The more neutral language in the statement suggests the BOC is increasingly confident interest rates are restrictive enough to bring inflation back to the 2% target, similar to their peers at the Fed and ECB. Still, officials will want to see more progress on core inflation, which strips out the effect of more volatile items, before declaring victory.

Before Wednesday’s decision, traders in overnight swaps were betting the bank would start cutting borrowing costs by the April meeting and lower the benchmark overnight rate to 4% by the end of 2024.

Canada’s economy has stalled and consumption is weak. The unemployment rate has risen to 5.8% from 5% in just seven months, a loosening of the labor market that typically coincides with recessions. Just six weeks ago, the bank said the labor market remained “on the tight side,” but acknowledged on Wednesday they see it loosening.

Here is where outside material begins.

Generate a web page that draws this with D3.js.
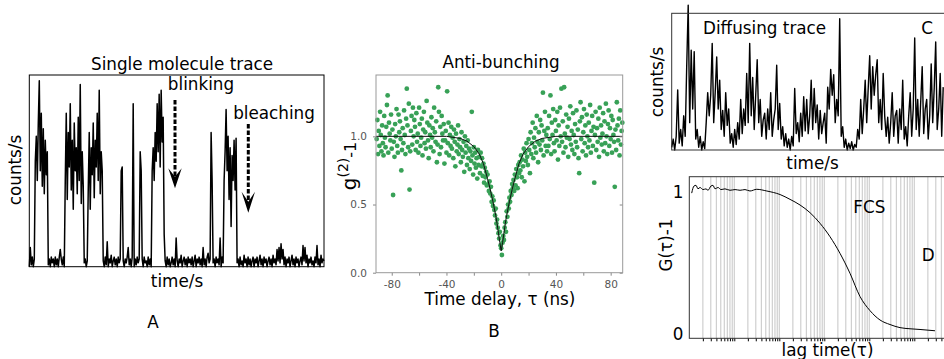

After temporarily reversing course due to rising gasoline costs, inflation decelerated to a 3.1% yearly pace in October. “The slowdown in the economy is reducing inflationary pressures in a broadening range of goods and services prices,” the bank said.

That said, prematurely declaring victory over inflation, only to have to restart rate hikes later, would be crushing to the central bank’s credibility. Headline inflation has been above the Bank of Canada’s 1% to 3% control range for 30 of the last 31 months — the worst record in the modern era of the central bank — and more than half of economists surveyed by Bloomberg say that has hurt the bank’s reputation.